The last minute entry came by way of whipping up something tasty for my mom as a little holiday gift. My mother is a HUGE fan of bananas. The whole of my life, I have watched my mother’s passion for bananas – go well, bananas! She loves a perfectly ripe banana on its own but, most especially, she enjoys banana cream pie and Southern Banana Pudding. My mom likes bananas so much, that her grandkids call her “Nana Banana” instead of Grandma — nuff said.

Anyway, when I was in the UK several years ago, I came across a dessert called Banoffee pie, which is very much like a banana cream pie but with the addition of toffee (great idea!) and since my mother is also a fan of caramels, butter brittles and toffees — I thought — perfect match!

So, I set about to make something for mom that would incorporate the Banoffee, the cream pie and her most treasured Southern Banana Pudding and then inspiration truly struck — “I’ll add some honey liqueur to the toffee.” I made the crust from Nilla wafers, homemade banana pudding (you can use vanilla, if you don’t wish to go bananas), ripe bananas, fresh whipped cream and honeyed toffee.  The effect was dazzling and I’m happy to report mom was over the moon about it.

Hot Honey’d Lemon Tea

  • 80z brewed green or black tea (even decaf works!)
  • 2 shot glasses of Bärenjäger’s Honey Liqueur
  • Juice of 1/2 a Meyer lemon

Add lemon juice and honey liqueur to hot tea, stir and serve in a mug with a slice of lemon on the rim. Breathe deep and enjoy!

Bärenjäger Honey Bundt Liqueur Cake

Perfect Yellow Cake (adapted from Can You Stay for Dinner?)

1 ½ cups flour

¾ cup granulated sugar

2 teaspoons baking powder

½ teaspoon salt

8 tablespoons unsalted butter, room temperature

½ cup sour cream

2 large eggs , room temperature

2 teaspoons vanilla extract

Butter Liqueur Syrup

1 stick of butter (1/2 cup)

1/4 cup sugar

1/4 cup water

3/4 cup Bärenjäger Honey Liqueur

Preheat the oven to 350 degrees F. Oil or non-stick spray a bundt pan (no need to flour.)

Whisk flour, sugar, baking powder, and salt in the bowl of a standing electric mixer. Bring eggs and sour cream to room temperature and mix together or whisk them together in a bowl set inside another bowl of warm water to bring them to temp. Add butter to flour mixture and mix until all the butter is incorporated. Then add the sour cream and eggs, followed by vanilla. Beat at medium speed until smooth and satiny, about 30 seconds. Scrape down sides of bowl with rubber spatula and mix by hand until smooth and no clumps of flour are visible.

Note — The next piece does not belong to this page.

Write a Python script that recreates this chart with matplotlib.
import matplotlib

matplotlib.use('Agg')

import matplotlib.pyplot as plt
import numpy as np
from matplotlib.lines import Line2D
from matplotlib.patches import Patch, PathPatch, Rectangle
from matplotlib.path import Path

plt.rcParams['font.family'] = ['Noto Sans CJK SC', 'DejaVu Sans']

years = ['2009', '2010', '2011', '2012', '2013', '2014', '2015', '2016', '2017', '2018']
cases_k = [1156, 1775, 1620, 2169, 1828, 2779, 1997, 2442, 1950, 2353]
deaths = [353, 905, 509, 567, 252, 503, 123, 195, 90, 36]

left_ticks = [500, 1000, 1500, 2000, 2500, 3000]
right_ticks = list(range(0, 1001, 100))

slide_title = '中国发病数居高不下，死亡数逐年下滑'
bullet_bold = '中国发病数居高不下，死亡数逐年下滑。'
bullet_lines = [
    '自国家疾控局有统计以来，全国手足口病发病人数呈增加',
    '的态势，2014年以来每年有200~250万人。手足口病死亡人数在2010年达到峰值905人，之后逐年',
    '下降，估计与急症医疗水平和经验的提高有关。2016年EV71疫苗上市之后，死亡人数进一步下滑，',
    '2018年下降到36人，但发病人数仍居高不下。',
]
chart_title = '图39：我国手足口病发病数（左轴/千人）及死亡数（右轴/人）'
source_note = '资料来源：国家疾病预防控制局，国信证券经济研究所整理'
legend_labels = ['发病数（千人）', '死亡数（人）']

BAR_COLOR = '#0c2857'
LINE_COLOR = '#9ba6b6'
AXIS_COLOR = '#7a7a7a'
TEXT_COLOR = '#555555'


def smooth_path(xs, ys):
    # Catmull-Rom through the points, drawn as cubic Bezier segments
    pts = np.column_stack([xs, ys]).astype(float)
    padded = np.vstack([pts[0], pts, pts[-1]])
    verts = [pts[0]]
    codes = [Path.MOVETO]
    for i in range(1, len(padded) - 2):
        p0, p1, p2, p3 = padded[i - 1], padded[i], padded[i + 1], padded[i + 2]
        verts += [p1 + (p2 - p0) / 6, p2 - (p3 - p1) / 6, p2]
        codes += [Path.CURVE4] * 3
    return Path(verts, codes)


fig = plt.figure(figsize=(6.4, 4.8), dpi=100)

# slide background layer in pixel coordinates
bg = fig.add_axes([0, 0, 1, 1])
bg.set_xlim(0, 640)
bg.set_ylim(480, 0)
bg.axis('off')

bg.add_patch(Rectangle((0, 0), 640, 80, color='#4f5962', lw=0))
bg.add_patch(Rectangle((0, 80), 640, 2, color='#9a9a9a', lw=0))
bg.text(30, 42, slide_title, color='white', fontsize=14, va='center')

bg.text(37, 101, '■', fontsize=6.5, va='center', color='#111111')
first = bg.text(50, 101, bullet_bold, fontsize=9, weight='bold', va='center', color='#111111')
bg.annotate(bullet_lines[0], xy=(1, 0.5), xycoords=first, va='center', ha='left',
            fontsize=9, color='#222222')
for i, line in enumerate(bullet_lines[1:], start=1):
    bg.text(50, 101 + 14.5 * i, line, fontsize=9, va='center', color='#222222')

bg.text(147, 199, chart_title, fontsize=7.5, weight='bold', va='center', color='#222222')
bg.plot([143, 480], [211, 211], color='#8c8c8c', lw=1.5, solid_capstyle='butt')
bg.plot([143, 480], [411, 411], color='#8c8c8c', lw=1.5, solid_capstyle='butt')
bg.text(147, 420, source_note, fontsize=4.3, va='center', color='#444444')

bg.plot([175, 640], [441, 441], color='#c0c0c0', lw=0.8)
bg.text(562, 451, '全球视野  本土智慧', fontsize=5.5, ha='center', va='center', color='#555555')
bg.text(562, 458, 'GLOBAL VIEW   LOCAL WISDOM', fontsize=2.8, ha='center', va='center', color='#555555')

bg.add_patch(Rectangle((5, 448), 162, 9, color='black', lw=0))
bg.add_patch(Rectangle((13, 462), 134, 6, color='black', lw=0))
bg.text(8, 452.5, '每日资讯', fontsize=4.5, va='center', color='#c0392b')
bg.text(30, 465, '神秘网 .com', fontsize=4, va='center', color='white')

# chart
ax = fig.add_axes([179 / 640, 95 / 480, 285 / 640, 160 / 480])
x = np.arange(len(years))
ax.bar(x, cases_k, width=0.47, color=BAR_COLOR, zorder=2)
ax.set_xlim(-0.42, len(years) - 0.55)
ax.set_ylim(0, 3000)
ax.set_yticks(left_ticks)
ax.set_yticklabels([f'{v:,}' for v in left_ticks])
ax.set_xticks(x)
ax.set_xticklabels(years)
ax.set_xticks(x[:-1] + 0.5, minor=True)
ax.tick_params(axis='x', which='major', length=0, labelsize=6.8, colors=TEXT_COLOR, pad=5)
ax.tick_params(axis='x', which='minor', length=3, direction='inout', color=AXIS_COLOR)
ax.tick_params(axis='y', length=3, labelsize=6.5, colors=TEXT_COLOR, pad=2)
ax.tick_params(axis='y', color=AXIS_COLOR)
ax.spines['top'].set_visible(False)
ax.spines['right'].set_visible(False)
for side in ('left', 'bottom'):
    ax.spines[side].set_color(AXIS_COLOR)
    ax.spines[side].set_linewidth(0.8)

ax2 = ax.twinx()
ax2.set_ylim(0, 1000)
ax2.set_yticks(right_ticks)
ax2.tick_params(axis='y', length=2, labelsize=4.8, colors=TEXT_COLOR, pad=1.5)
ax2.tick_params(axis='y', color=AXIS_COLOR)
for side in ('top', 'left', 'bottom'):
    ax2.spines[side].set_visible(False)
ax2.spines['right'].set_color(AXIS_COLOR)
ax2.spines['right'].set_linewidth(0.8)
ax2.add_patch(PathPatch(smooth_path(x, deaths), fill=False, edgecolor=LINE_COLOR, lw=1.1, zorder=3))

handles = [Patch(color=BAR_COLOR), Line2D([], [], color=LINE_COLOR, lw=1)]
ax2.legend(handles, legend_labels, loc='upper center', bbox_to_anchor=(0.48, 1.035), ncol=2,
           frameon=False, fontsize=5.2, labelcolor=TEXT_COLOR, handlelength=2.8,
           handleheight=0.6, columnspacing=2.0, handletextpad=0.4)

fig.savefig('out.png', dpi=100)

Pour into bundt pan and bake for 20 to 22 minutes.

While cake is baking, melt butter in pan and add sugar and water — bring to a boil. Boil for five minutes then, remove from heat to stir in liqueur, then return to the heat and bring just to boil again before removing and setting aside to cool a bit.

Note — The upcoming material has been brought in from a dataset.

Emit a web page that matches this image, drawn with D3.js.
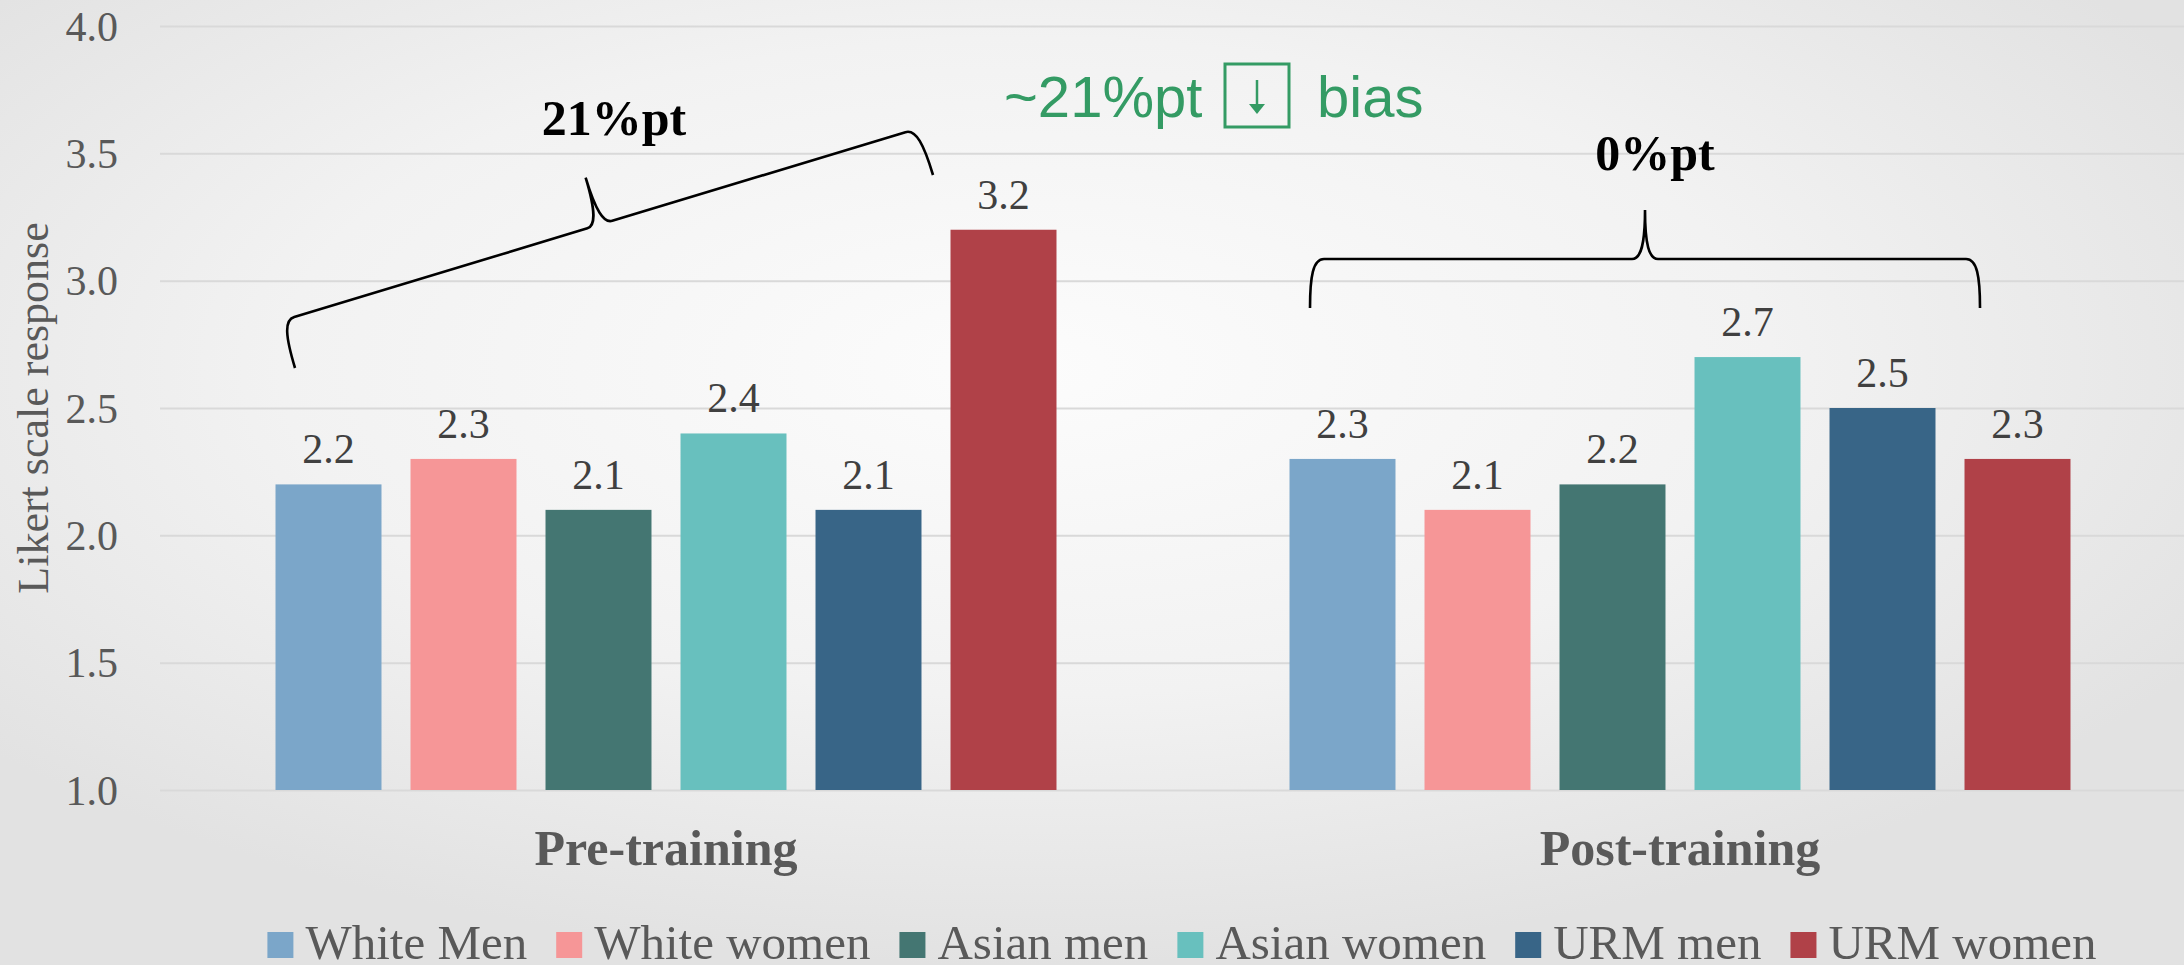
<!DOCTYPE html>
<html>
<head>
<meta charset="utf-8">
<script src="https://cdn.jsdelivr.net/npm/d3@7"></script>
<style>
  html, body { margin: 0; padding: 0; background: #eeeeee; }
  svg { display: block; }
</style>
</head>
<body>
<svg id="chart" width="2184" height="965"></svg>
<script>
// ---- data ----
const categories = ["Pre-training", "Post-training"];
const seriesNames = ["White Men", "White women", "Asian men", "Asian women", "URM men", "URM women"];
const preValues = [2.2, 2.3, 2.1, 2.4, 2.1, 3.2];
const postValues = [2.3, 2.1, 2.2, 2.7, 2.5, 2.3];
const seriesColors = ["#7ba6c9", "#f69697", "#447672", "#68c0be", "#386587", "#b04148"];
const yTicks = [1.0, 1.5, 2.0, 2.5, 3.0, 3.5, 4.0];
const gapLabels = ["21%pt", "0%pt"];
const biasNote = ["~21%pt", "bias"];

const rows = categories.map((c, i) => ({
  category: c,
  values: (i === 0 ? preValues : postValues).map((v, j) => ({ name: seriesNames[j], value: v, color: seriesColors[j] }))
}));

const W = 2184, H = 965;
const svg = d3.select("#chart");
const serif = "'Liberation Serif', 'DejaVu Serif', serif";
const sans = "'Liberation Sans', Arial, sans-serif";
const textGrey = "#595959";

// ---- background ----
const defs = svg.append("defs");
const bg = defs.append("radialGradient").attr("id", "bg")
  .attr("cx", "47%").attr("cy", "38%").attr("r", "62%");
bg.append("stop").attr("offset", "0%").attr("stop-color", "#fcfcfc");
bg.append("stop").attr("offset", "55%").attr("stop-color", "#f2f2f2");
bg.append("stop").attr("offset", "100%").attr("stop-color", "#e2e2e2");
svg.append("rect").attr("width", W).attr("height", H).attr("fill", "url(#bg)");

// ---- scales ----
const x0 = d3.scaleBand().domain(categories).range([159, 2187]).padding(0);
const clusterWidth = 810;
const x1 = d3.scaleBand().domain(seriesNames).range([0, clusterWidth])
  .paddingInner(0.215).paddingOuter(0.1075);
const groupStart = c => x0(c) + (x0.bandwidth() - clusterWidth) / 2;
const y = d3.scaleLinear().domain([1, 4]).range([790, 26]);

// ---- gridlines + tick labels ----
const gridLeft = 160;
const yAxis = svg.append("g")
  .attr("transform", `translate(${gridLeft},0)`)
  .call(d3.axisLeft(y).tickValues(yTicks).tickFormat(d3.format(".1f"))
    .tickSize(-(W - gridLeft)).tickPadding(42));
yAxis.select(".domain").remove();
yAxis.selectAll(".tick line").attr("stroke", "#d9d9d9").attr("stroke-width", 2);
yAxis.selectAll(".tick text")
  .attr("fill", textGrey).attr("font-family", serif).attr("font-size", 42)
  .attr("dy", "0.34em");

// axis title
svg.append("text")
  .attr("transform", `translate(48,${(y(1) + y(4)) / 2}) rotate(-90)`)
  .attr("text-anchor", "middle")
  .attr("font-family", serif).attr("font-size", 44)
  .attr("fill", textGrey)
  .text("Likert scale response");

// ---- bars ----
const groups = svg.selectAll("g.cluster").data(rows).join("g")
  .attr("class", "cluster")
  .attr("transform", d => `translate(${groupStart(d.category)},0)`);

groups.selectAll("rect").data(d => d.values).join("rect")
  .attr("x", d => x1(d.name))
  .attr("width", x1.bandwidth())
  .attr("y", d => y(d.value))
  .attr("height", d => y(1) - y(d.value))
  .attr("fill", d => d.color);

groups.selectAll("text.val").data(d => d.values).join("text")
  .attr("class", "val")
  .attr("x", d => x1(d.name) + x1.bandwidth() / 2)
  .attr("y", d => y(d.value) - 21)
  .attr("text-anchor", "middle")
  .attr("font-family", serif).attr("font-size", 42)
  .attr("fill", "#404040")
  .text(d => d3.format(".1f")(d.value));

// ---- category labels ----
svg.selectAll("text.cat").data(categories).join("text")
  .attr("class", "cat")
  .attr("x", d => x0(d) + x0.bandwidth() / 2)
  .attr("y", 865)
  .attr("text-anchor", "middle")
  .attr("font-family", serif).attr("font-weight", "bold").attr("font-size", 50)
  .attr("fill", textGrey)
  .text(d => d);

// ---- legend ----
const legend = svg.append("g");
const items = legend.selectAll("g").data(seriesNames).join("g");
items.append("rect").attr("width", 26).attr("height", 26).attr("y", 932)
  .attr("fill", (d, i) => seriesColors[i]);
items.append("text").attr("x", 38).attr("y", 959)
  .attr("font-family", serif).attr("font-size", 49).attr("fill", textGrey)
  .text(d => d);
let cursor = 0;
items.each(function () {
  const g = d3.select(this);
  const tw = g.select("text").node().getComputedTextLength();
  g.attr("transform", `translate(${cursor},0)`);
  cursor += 38 + tw + 29;
});
const legendWidth = cursor - 29;
legend.attr("transform", `translate(${1182 - legendWidth / 2},0)`);

// ---- brace annotations ----
function bracePath(len, h) {
  const m = len / 2;
  return `M0,${h} C0,${h * 0.35} 3,0 14,0 L${m - 13},0 C${m - 4},0 ${m},${-h * 0.3} ${m},${-h}` +
    ` C${m},${-h * 0.3} ${m + 4},0 ${m + 13},0 L${len - 14},0 C${len - 3},0 ${len},${h * 0.35} ${len},${h}`;
}
function drawBrace(p1, p2, h) {
  const dx = p2[0] - p1[0], dy = p2[1] - p1[1];
  const len = Math.hypot(dx, dy);
  const a = Math.atan2(dy, dx);
  const ox = p1[0] + h * Math.sin(a), oy = p1[1] - h * Math.cos(a);
  svg.append("path")
    .attr("transform", `translate(${ox},${oy}) rotate(${a * 180 / Math.PI})`)
    .attr("d", bracePath(len, h))
    .attr("fill", "none").attr("stroke", "#000").attr("stroke-width", 2.6);
}
const barX = (c, i) => groupStart(c) + x1(seriesNames[i]);
drawBrace([barX(categories[0], 0) + 19.5, 368], [barX(categories[0], 5) - 17.5, 175], 49);
drawBrace([barX(categories[1], 0) + 20.5, 308], [barX(categories[1], 5) + 15.5, 308], 49);

svg.append("text").attr("x", 614).attr("y", 135).attr("text-anchor", "middle")
  .attr("font-family", serif).attr("font-weight", "bold").attr("font-size", 50)
  .attr("fill", "#000").text(gapLabels[0]);
svg.append("text").attr("x", 1655).attr("y", 170).attr("text-anchor", "middle")
  .attr("font-family", serif).attr("font-weight", "bold").attr("font-size", 50)
  .attr("fill", "#000").text(gapLabels[1]);

// green note: "~21%pt [↓] bias"
const green = "#349b64";
const note = svg.append("g");
note.append("text").attr("x", 1004).attr("y", 117)
  .attr("font-family", sans).attr("font-size", 58).attr("fill", green).text(biasNote[0]);
note.append("rect").attr("x", 1225).attr("y", 64).attr("width", 64).attr("height", 63)
  .attr("fill", "none").attr("stroke", green).attr("stroke-width", 3);
note.append("line").attr("x1", 1257).attr("x2", 1257).attr("y1", 80).attr("y2", 108)
  .attr("stroke", green).attr("stroke-width", 2.5);
note.append("path").attr("d", "M1249,104 L1265,104 L1257,114 Z").attr("fill", green);
note.append("text").attr("x", 1317).attr("y", 117)
  .attr("font-family", sans).attr("font-size", 58).attr("fill", green).text(biasNote[1]);
</script>
</body>
</html>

When cake springs back to touch or checks with toothpick inserted into center, remove from oven and let cool for 5 minutes. Then pour over a third of warm butter, liqueur mixture. Let the cake sit in pan until the liquid is absorbed and cake pulls away from sides of the pan. Then invert onto a serving plate and poke the cake with a fork all over. Then spoon over the remaining syrup, a bit at a time, so as not to flood the cake and plate. Let sit until syrup is absorbed (about 10 minutes) before sliding onto your serving platter. Reserve any sauce that did not absorb to spoon over cake slices.

Honey-Toffee Banoffee Pudding

Crust

  • 1 box of Nilla wafers (run through the food processor)
  • 1 stick of butter (softened)

Mix butter and Nilla wafers in processor line the bottom and sides of a deep casserole pan with this crust and bake at 350 degrees for 8 minutes. Set aside to cool.

Pudding

  • 4 cups milk (or 2 cups milk 2 cups cream)
  • 1 cup white sugar
  • 6 tablespoons cornstarch
  • 1/4 teaspoon salt
  • 1 tsp vanilla extract
  • 2 tablespoon butter
  • 1 roasted, mashed banana (roast skin-on in a 350 degree oven for 10 minutes)
  • 2 fresh ripe bananas, sliced for layering
  • Whipped cream for topping

In a saucepan over medium heat, heat milk/cream until bubbles form at edges. Meanwhile combine sugar, cornstarch and salt in a bowl and set aside. When milk has reached proper temp, whisk the dry ingredients into hot milk, a little at a time, until dissolved. Continue to cook and stir (with a wooden spoon) until mixture thickens. Do not boil. Remove from heat, stir in vanilla, mashed banana and butter. Pour warm pudding into casserole dish, which at this point has been lined with Nilla crust, then a layer of sliced fresh banana and toffee. Add fresh banana slices on top of pudding and cool down in the fridge before adding whipped cream. Once the pudding is cool. Whip fresh cream and spread over the top of the pudding obscuring it from view. Drizzle cooled toffee sauce in designs on top and chill to set completely (at least 3 hours) before serving.

Honey-Toffee Sauce

  • 1 cup of brown sugar
  • 6 Tbsp (85 g) butter
  • 1/2 cup and 1 Tbsp heavy whipping cream
  • 2 Tbsp Bärenjäger Honey Liqueur

This recipe is adapted from the one I regularly use for caramel sauce. Brown sugar gives this sauce its toffee quality without using sweetened condensed milk. Follow the caramel recipe and then remove the sauce from the heat when complete and add the liqueur and return to the heat, stirring to incorporate the liqueur, bringing just to a bubble and then removing it to cool.

Disclosure: Bärenjäger Honey Liqueur is 35% alcohol by volume (or 70 proof ), please drink responsibly.

All Virtual Potluck members were provided with the Bärenjäger for review, but all opinions are our own.